→ **Raw data**
==========

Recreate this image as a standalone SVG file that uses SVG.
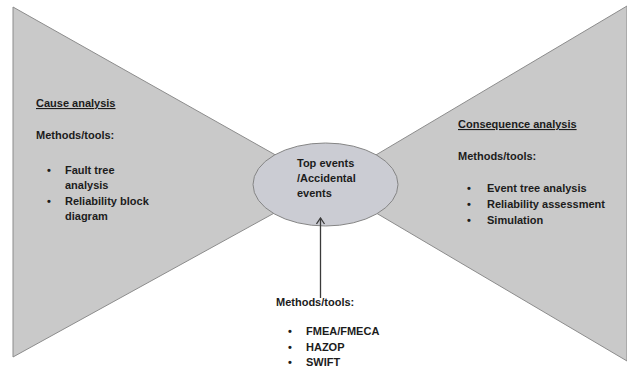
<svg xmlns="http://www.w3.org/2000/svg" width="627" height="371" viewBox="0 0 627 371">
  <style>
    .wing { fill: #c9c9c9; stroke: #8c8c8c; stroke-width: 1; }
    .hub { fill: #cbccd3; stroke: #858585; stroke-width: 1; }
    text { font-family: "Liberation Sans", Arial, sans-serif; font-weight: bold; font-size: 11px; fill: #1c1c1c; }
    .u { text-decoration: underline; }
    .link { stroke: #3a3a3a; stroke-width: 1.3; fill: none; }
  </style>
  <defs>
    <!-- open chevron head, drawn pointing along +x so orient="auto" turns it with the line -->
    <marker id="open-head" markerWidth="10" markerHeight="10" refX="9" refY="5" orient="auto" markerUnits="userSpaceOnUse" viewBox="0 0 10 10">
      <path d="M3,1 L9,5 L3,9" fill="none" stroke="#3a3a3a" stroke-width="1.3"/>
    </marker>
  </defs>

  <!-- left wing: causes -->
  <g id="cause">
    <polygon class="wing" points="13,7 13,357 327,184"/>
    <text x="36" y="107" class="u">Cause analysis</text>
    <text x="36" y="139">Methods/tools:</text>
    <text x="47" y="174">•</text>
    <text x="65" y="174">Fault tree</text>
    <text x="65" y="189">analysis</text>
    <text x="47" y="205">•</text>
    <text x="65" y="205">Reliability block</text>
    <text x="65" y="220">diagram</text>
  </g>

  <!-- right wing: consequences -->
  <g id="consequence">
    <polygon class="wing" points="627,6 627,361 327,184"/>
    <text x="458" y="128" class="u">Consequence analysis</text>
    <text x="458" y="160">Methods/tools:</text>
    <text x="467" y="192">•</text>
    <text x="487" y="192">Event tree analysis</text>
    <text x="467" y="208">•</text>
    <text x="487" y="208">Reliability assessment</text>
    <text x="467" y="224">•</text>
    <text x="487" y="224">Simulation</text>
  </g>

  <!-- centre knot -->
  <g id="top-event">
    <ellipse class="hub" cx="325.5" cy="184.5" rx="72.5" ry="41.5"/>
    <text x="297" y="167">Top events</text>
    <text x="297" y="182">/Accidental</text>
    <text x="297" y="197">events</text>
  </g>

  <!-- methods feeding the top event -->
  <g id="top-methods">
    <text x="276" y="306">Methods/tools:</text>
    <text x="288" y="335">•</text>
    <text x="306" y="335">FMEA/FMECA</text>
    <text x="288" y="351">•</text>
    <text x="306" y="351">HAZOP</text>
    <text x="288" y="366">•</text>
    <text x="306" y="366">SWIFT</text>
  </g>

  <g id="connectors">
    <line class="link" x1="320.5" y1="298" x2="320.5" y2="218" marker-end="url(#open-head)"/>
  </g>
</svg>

==========

Give all the lines above again, character for character, without pictures.

Recreate this image as a standalone SVG file that uses SVG.
<svg xmlns="http://www.w3.org/2000/svg" width="627" height="371" viewBox="0 0 627 371">
  <style>
    .wing { fill: #c9c9c9; stroke: #8c8c8c; stroke-width: 1; }
    .hub { fill: #cbccd3; stroke: #858585; stroke-width: 1; }
    text { font-family: "Liberation Sans", Arial, sans-serif; font-weight: bold; font-size: 11px; fill: #1c1c1c; }
    .u { text-decoration: underline; }
    .link { stroke: #3a3a3a; stroke-width: 1.3; fill: none; }
  </style>
  <defs>
    <!-- open chevron head, drawn pointing along +x so orient="auto" turns it with the line -->
    <marker id="open-head" markerWidth="10" markerHeight="10" refX="9" refY="5" orient="auto" markerUnits="userSpaceOnUse" viewBox="0 0 10 10">
      <path d="M3,1 L9,5 L3,9" fill="none" stroke="#3a3a3a" stroke-width="1.3"/>
    </marker>
  </defs>

  <!-- left wing: causes -->
  <g id="cause">
    <polygon class="wing" points="13,7 13,357 327,184"/>
    <text x="36" y="107" class="u">Cause analysis</text>
    <text x="36" y="139">Methods/tools:</text>
    <text x="47" y="174">•</text>
    <text x="65" y="174">Fault tree</text>
    <text x="65" y="189">analysis</text>
    <text x="47" y="205">•</text>
    <text x="65" y="205">Reliability block</text>
    <text x="65" y="220">diagram</text>
  </g>

  <!-- right wing: consequences -->
  <g id="consequence">
    <polygon class="wing" points="627,6 627,361 327,184"/>
    <text x="458" y="128" class="u">Consequence analysis</text>
    <text x="458" y="160">Methods/tools:</text>
    <text x="467" y="192">•</text>
    <text x="487" y="192">Event tree analysis</text>
    <text x="467" y="208">•</text>
    <text x="487" y="208">Reliability assessment</text>
    <text x="467" y="224">•</text>
    <text x="487" y="224">Simulation</text>
  </g>

  <!-- centre knot -->
  <g id="top-event">
    <ellipse class="hub" cx="325.5" cy="184.5" rx="72.5" ry="41.5"/>
    <text x="297" y="167">Top events</text>
    <text x="297" y="182">/Accidental</text>
    <text x="297" y="197">events</text>
  </g>

  <!-- methods feeding the top event -->
  <g id="top-methods">
    <text x="276" y="306">Methods/tools:</text>
    <text x="288" y="335">•</text>
    <text x="306" y="335">FMEA/FMECA</text>
    <text x="288" y="351">•</text>
    <text x="306" y="351">HAZOP</text>
    <text x="288" y="366">•</text>
    <text x="306" y="366">SWIFT</text>
  </g>

  <g id="connectors">
    <line class="link" x1="320.5" y1="298" x2="320.5" y2="218" marker-end="url(#open-head)"/>
  </g>
</svg>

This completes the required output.